Unlikely as it may seem, the local bagel picture is getting bleaker. Not content with having added corrupting influences like jalapeño, blueberry, and chocolate, now those crazed bakers seem to be trying to fuse muffins and bagels in unholy demon-child flavors--lemon-poppyseed, chocolate-cherry, orange-almond. Only Big City Bagels makes the crusty boiled wonders the way they're supposed to be, with a dense crumb, chewy, glossy crust, and indelicate seasonings like garlic, sesame seed, and crusty piles of plain old salt. Frankly, the only way Big City could improve matters further (they also toast bagels, make bagel sandwiches, and melt cheese on bagels--mmmm, cheese) would be by taking out a contract on these double-raspberry-streusel bakers for us.

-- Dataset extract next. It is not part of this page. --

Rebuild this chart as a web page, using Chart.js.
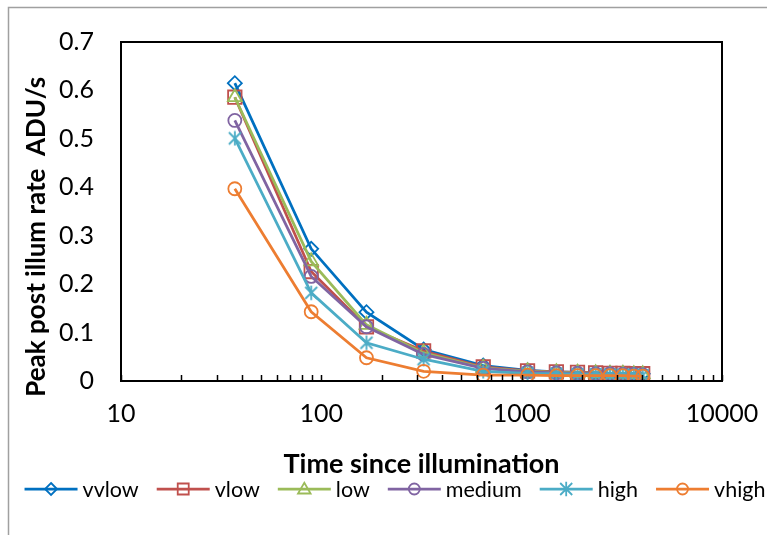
<!DOCTYPE html>
<html>
<head>
<meta charset="utf-8">
<script src="https://cdn.jsdelivr.net/npm/chart.js@4"></script>
<style>
  html, body { margin: 0; padding: 0; background: #fff; }
  #wrap { width: 767px; height: 535px; }
</style>
</head>
<body>
<div id="wrap"><canvas id="chart" width="767" height="535"></canvas></div>
<script>
// time since illumination (x), one value per measurement
const times = [37, 89, 168, 324, 643, 1070, 1490, 1900, 2340, 2760, 3200, 3630, 4020];

// peak post illum rate, ADU/s
const vvlow  = [0.615, 0.273, 0.142, 0.065, 0.032, 0.022, 0.019, 0.018, 0.017, 0.016, 0.016, 0.015, 0.015];
const vlow   = [0.586, 0.226, 0.112, 0.062, 0.029, 0.021, 0.019, 0.018, 0.017, 0.016, 0.016, 0.015, 0.015];
const low    = [0.586, 0.247, 0.116, 0.058, 0.027, 0.020, 0.018, 0.017, 0.016, 0.015, 0.015, 0.014, 0.014];
const medium = [0.538, 0.216, 0.112, 0.055, 0.026, 0.019, 0.017, 0.016, 0.015, 0.015, 0.014, 0.014, 0.013];
const high   = [0.501, 0.182, 0.079, 0.045, 0.020, 0.016, 0.015, 0.014, 0.014, 0.013, 0.013, 0.013, 0.012];
const vhigh  = [0.397, 0.143, 0.048, 0.020, 0.012, 0.012, 0.011, 0.011, 0.011, 0.011, 0.011, 0.010, 0.010];

const seriesNames = ["vvlow", "vlow", "low", "medium", "high", "vhigh"];
const seriesData = [vvlow, vlow, low, medium, high, vhigh];
const seriesColors = ["#0070C0", "#C0504D", "#9BBB59", "#8064A2", "#4BACC6", "#ED7D31"];
const seriesMarkers = ["diamond", "square", "triangle", "circle", "asterisk", "circle"];

const xTickValues = [10, 20, 30, 40, 50, 60, 70, 80, 90,
                     100, 200, 300, 400, 500, 600, 700, 800, 900,
                     1000, 2000, 3000, 4000, 5000, 6000, 7000, 8000, 9000, 10000];
const yMax = 0.7;
const yStep = 0.1;

const FONT = "Lato, 'Open Sans', sans-serif";
const LINE_W = 2.75;

function drawMarker(ctx, kind, x, y, s) {
    /**
     * Draws one open marker centred on (x, y). s is the half size.
     */
    ctx.beginPath();
    if (kind === "diamond") {
        ctx.moveTo(x, y - s); ctx.lineTo(x + s, y); ctx.lineTo(x, y + s); ctx.lineTo(x - s, y); ctx.closePath();
    } else if (kind === "square") {
        ctx.rect(x - s, y - s, 2 * s, 2 * s);
    } else if (kind === "triangle") {
        ctx.moveTo(x, y - s * 1.05); ctx.lineTo(x + s * 1.05, y + s * 0.75); ctx.lineTo(x - s * 1.05, y + s * 0.75); ctx.closePath();
    } else if (kind === "circle") {
        ctx.arc(x, y, s, 0, Math.PI * 2);
    } else if (kind === "asterisk") {
        ctx.moveTo(x - s, y - s); ctx.lineTo(x + s, y + s);
        ctx.moveTo(x + s, y - s); ctx.lineTo(x - s, y + s);
        ctx.moveTo(x, y - s * 1.2); ctx.lineTo(x, y + s * 1.2);
    }
    ctx.stroke();
}

function asteriskImage(color) {
    const c = document.createElement("canvas");
    c.width = 16; c.height = 16;
    const g = c.getContext("2d");
    g.strokeStyle = color;
    g.lineWidth = 1.8;
    drawMarker(g, "asterisk", 8, 8, 6);
    return c;
}

function pointStyleFor(kind, color) {
    if (kind === "diamond") return {style: "rectRot", radius: 7};
    if (kind === "square") return {style: "rect", radius: 9.5};
    if (kind === "triangle") return {style: "triangle", radius: 8};
    if (kind === "circle") return {style: "circle", radius: 6.5};
    return {style: asteriskImage(color), radius: 7};
}

const datasets = seriesNames.map((name, i) => {
    const ps = pointStyleFor(seriesMarkers[i], seriesColors[i]);
    return {
        label: name,
        data: times.map((t, k) => ({x: t, y: seriesData[i][k]})),
        borderColor: seriesColors[i],
        backgroundColor: "rgba(0,0,0,0)",
        borderWidth: LINE_W,
        pointStyle: ps.style,
        pointRadius: ps.radius,
        pointBorderWidth: 1.8,
        pointBorderColor: seriesColors[i],
        pointBackgroundColor: "rgba(0,0,0,0)",
        tension: 0,
        order: seriesNames.length - i
    };
});

// grey outer border, plot frame, inward x ticks and the legend
const decorPlugin = {
    id: "decor",
    beforeDraw(chart) {
        const ctx = chart.ctx;
        ctx.save();
        ctx.fillStyle = "#fff";
        ctx.fillRect(0, 0, chart.width, chart.height);
        ctx.strokeStyle = "#a0a0a0";
        ctx.lineWidth = 1.5;
        ctx.beginPath();
        ctx.moveTo(8.5, chart.height);
        ctx.lineTo(8.5, 7.5);
        ctx.lineTo(chart.width, 7.5);
        ctx.stroke();
        ctx.restore();
    },
    afterDraw(chart) {
        const ctx = chart.ctx;
        const area = chart.chartArea;
        const xs = chart.scales.x;
        ctx.save();
        ctx.strokeStyle = "#000";
        ctx.lineWidth = 1.5;
        ctx.beginPath();
        xs.ticks.forEach(t => {
            const px = Math.round(xs.getPixelForValue(t.value)) + 0.5;
            ctx.moveTo(px, area.bottom);
            ctx.lineTo(px, area.bottom - 6);
        });
        ctx.stroke();
        ctx.lineWidth = 2;
        ctx.strokeRect(area.left, area.top, area.right - area.left, area.bottom - area.top);

        // legend: line + marker + label, centred as one row
        const legendY = 489;
        const lineLen = 53, textGap = 5, itemGap = 18;
        ctx.font = "21.5px " + FONT;
        ctx.textBaseline = "middle";
        const widths = seriesNames.map(n => lineLen + textGap + ctx.measureText(n).width);
        const total = widths.reduce((a, b) => a + b, 0) + itemGap * (widths.length - 1);
        let x = 395 - total / 2;
        seriesNames.forEach((n, i) => {
            ctx.strokeStyle = seriesColors[i];
            ctx.lineWidth = LINE_W;
            ctx.beginPath();
            ctx.moveTo(x, legendY);
            ctx.lineTo(x + lineLen, legendY);
            ctx.stroke();
            ctx.lineWidth = 1.8;
            const m = seriesMarkers[i];
            const s = m === "square" ? 5.5 : m === "circle" ? 5.5 : 6;
            drawMarker(ctx, m, x + lineLen / 2, legendY, s);
            ctx.fillStyle = "#000";
            ctx.fillText(n, x + lineLen + textGap, legendY + 1);
            x += widths[i] + itemGap;
        });
        ctx.restore();
    }
};

new Chart(document.getElementById("chart"), {
    type: "line",
    data: {datasets},
    plugins: [decorPlugin],
    options: {
        responsive: false,
        animation: false,
        devicePixelRatio: 1,
        layout: {padding: {left: 12, right: 45, top: 42, bottom: 54}},
        plugins: {
            legend: {display: false},
            tooltip: {enabled: false}
        },
        scales: {
            x: {
                type: "logarithmic",
                min: 10,
                max: 10000,
                afterBuildTicks: (scale) => {
                    scale.ticks = xTickValues.map(v => ({value: v}));
                },
                afterFit: (scale) => {
                    scale.height = 100;
                    scale.paddingLeft = 0;
                    scale.paddingRight = 0;
                },
                ticks: {
                    autoSkip: false,
                    maxRotation: 0,
                    padding: 18,
                    color: "#000",
                    font: {family: FONT, size: 25},
                    callback: (v) => [10, 100, 1000, 10000].includes(v) ? String(v) : ""
                },
                grid: {display: false, drawTicks: false},
                border: {display: false},
                title: {
                    display: true,
                    text: "Time since illumination",
                    color: "#000",
                    font: {family: FONT, size: 27, weight: "bold"},
                    padding: {top: 0, bottom: 1}
                }
            },
            y: {
                type: "linear",
                min: 0,
                max: yMax,
                afterFit: (scale) => { scale.width = 109; },
                ticks: {
                    stepSize: yStep,
                    padding: 27,
                    color: "#000",
                    font: {family: FONT, size: 25},
                    callback: (v) => Number(v.toFixed(1)).toString()
                },
                grid: {display: false, drawTicks: false},
                border: {display: false},
                title: {
                    display: true,
                    text: "Peak post illum rate  ADU/s        ",
                    color: "#000",
                    font: {family: FONT, size: 26, weight: "bold"},
                    padding: {top: 9, bottom: 0}
                }
            }
        }
    }
});
</script>
</body>
</html>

Per its name, Turtle Bread Company started five years ago fashioning excellent European-style bread--earthy sourdoughs, springy baguettes. Then they moved into specialty loaves: an essence-of-spinach bread, moist Irish soda bread sweet with buttermilk and oats, sour and crunchy focaccias. Finally, gloriously, they began bringing out pastries. Turtle Bread's pumpkin pie is the ideal before which all other pumpkin pies are as shadows. Its buttery, layered crust is the same magic stuff that wraps the flaky fruit turnovers, chocolate croissants, and startlingly pleasurable cream-cheese claws. The chocolate cherry cheesecake actually made us laugh out loud, mouths full of a heretofore unimagined taut richness. Notice to owner Harvey McLain and head baker Greg Wayd: A name change is way overdue.
On a good day, and those days are frequent, the salty pork and beef all but slide off the bone. On those rare off days when the meat is a tad overdone, that subtle, smoky flavor and thin, tangy jus make up the difference. While fad restaurants all over town hang banners heralding awards won at this or that competition, the cooks at Ted's quietly carry on a 30-year tradition--keeping watch over a room-sized pit of slow-cooked ribs, then generously slathering the finished product with a simple, vinegar-based sauce, peppered hot to your taste. Both the half rack ($8.75) and the feast-sized full rack ($15.95) come with finger-lickin' JoJo potatoes, sweet, celery-salted coleslaw, and two pieces of bread (for dipping, of course). Those looking to add a little soul can order up a mess of greens and black-eyed peas, then undo the belt for some spicy peach cobbler.